Sunday, March 1, 2009

Caustic Parental Condemnation… in Sport… in Life

There is so much we can learn about psychology in the setting of children’s sport; but it’s not just about the children, we can get to learn about adults too, especially parents, and coaching parents at that.

I’ve been observing one coach and their interaction with their team; this person has a daughter in the team. This coach was going well until I noticed them during one game, grasping their head whenever their daughter made a mistake. You could tell from the body language of the daughter that she was saying to herself, ‘Oh dear, I’ve failed again!’

It’s hard for parents in this area of coaching kids, especially their own. There’s also a lot we can learn regarding the effects on coaches and their teams as the long season continues and the enthusiasm invariably wanes in contrast. Oh, what a coach in this situation would give for a little more staying power.

I recall seeing a family dealt blow upon blow from an emotionally abusive father; the effect on one particular child was profound, not that you’d know it if you weren’t close to the family. They seemed so normal to the casual observer.

The guilt that this child experienced would end up having a lasting impact on their adult life; the generational curse--though despised--was to endure one more generation at least.

As parents we are charged by God to bring our kids up in healthy, happy, holy ways. They are to be disciplined appropriately so they can be strong, safe within themselves, and be able to smile at all life dishes them.

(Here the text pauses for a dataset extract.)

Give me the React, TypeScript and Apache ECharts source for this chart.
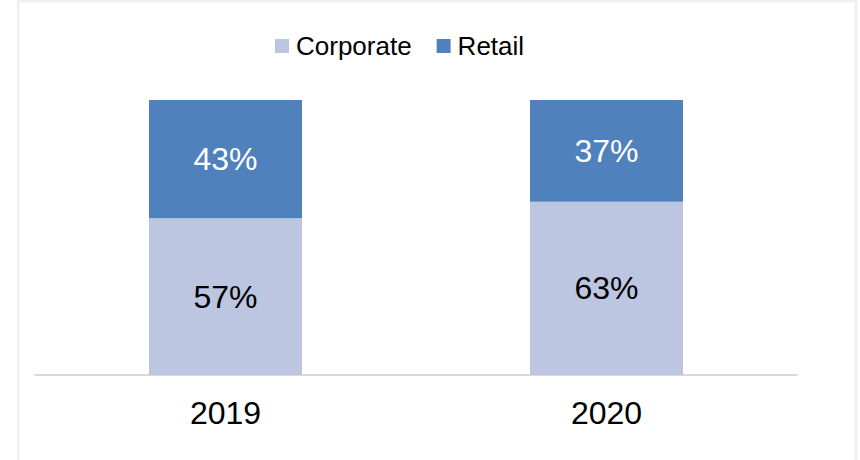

Practically, this means being gently supportive and encouraging whilst being firm, yet not aggressively demanding. We can insist on things but the way we do it is paramount. We can firmly require things of them, yet love them too. But, we ought not to condemn them, ever. Why should they learn the emotion of guilt or have it reinforced through us?

I guess it’s a fact of life that none of us are ever going to be perfect parents, but we should strive to bring our kids up in ways at least equal to or better than our own upbringings.

Lastly, we must monitor our body language, tone and words closely as we interact with children, especially our own, so we can show them by example how mature adults behave. We have some advantages in our parenting. If we even do a half decent job in loving our kids we end up receiving their devoted commitment for a lifetime in return.